Activating AI Safety Level 3 protections
securitymodelsenterprise
read at source ↗ www.anthropic.com
Activating AI Safety Level 3 protections
Source: Anthropic Date: 2025-05-22 URL: https://www.anthropic.com/news/activating-asl3-protections
Summary
Anthropic activated ASL-3 protections for Claude Opus 4 on May 22, 2025 — the first time the elevated safety level was triggered. Trigger: continued CBRN capability improvements made it impossible to “clearly rule out ASL-3 risks.” Deployment protections: Constitutional Classifiers (real-time CBRN input/output monitoring), jailbreak bug bounty expansion, synthetic jailbreak generation. Security controls: 100+ combined prevention/detection controls, two-party authorization for model weight access, egress bandwidth controls, enhanced endpoint software controls.
Implications
- Safety/policy / RSP activated for real. The Responsible Scaling Policy (first published 2023, updated to v2 in 2024 and v3 in 2026) was always a theoretical framework — ASL-3 activation is the first time it triggered actual operational changes. The precautionary framing (“cannot clearly rule out”) is important: Anthropic didn’t claim the model crossed the threshold, but treated the uncertainty as requiring the elevated controls.
- Constitutional Classifiers as real-time defense. The deployment of Constitutional Classifiers as a real-time filter at ASL-3 is a specific architectural decision — it’s a model-based filter on top of the model, not a rule-based filter.
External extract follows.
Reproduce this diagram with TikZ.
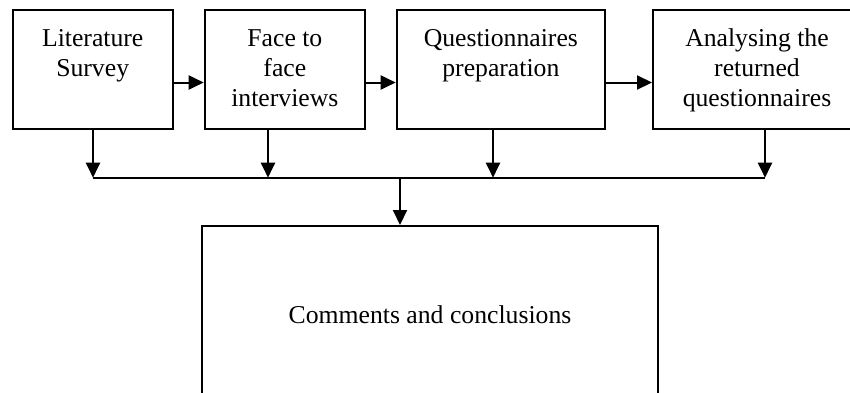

This creates a meta-level safety layer that can be updated independently of the underlying model.
- Two-party authorization for weights. Activating weight-access controls at ASL-3 is operationally significant — it means model weight access requires a second authorization, which changes internal operational dynamics and makes exfiltration harder.
- Code with Claude conference same day. ASL-3 activation coincided with the Code with Claude developer conference (May 22, 2025). Anthropic signaled capability and safety simultaneously — the highest-capability developer-facing launch paired with the highest public safety posture.
- Watch: when and whether ASL-4 protections are defined and activated; how the Constitutional Classifier performance evolved; whether the two-party weight authorization slowed internal operations.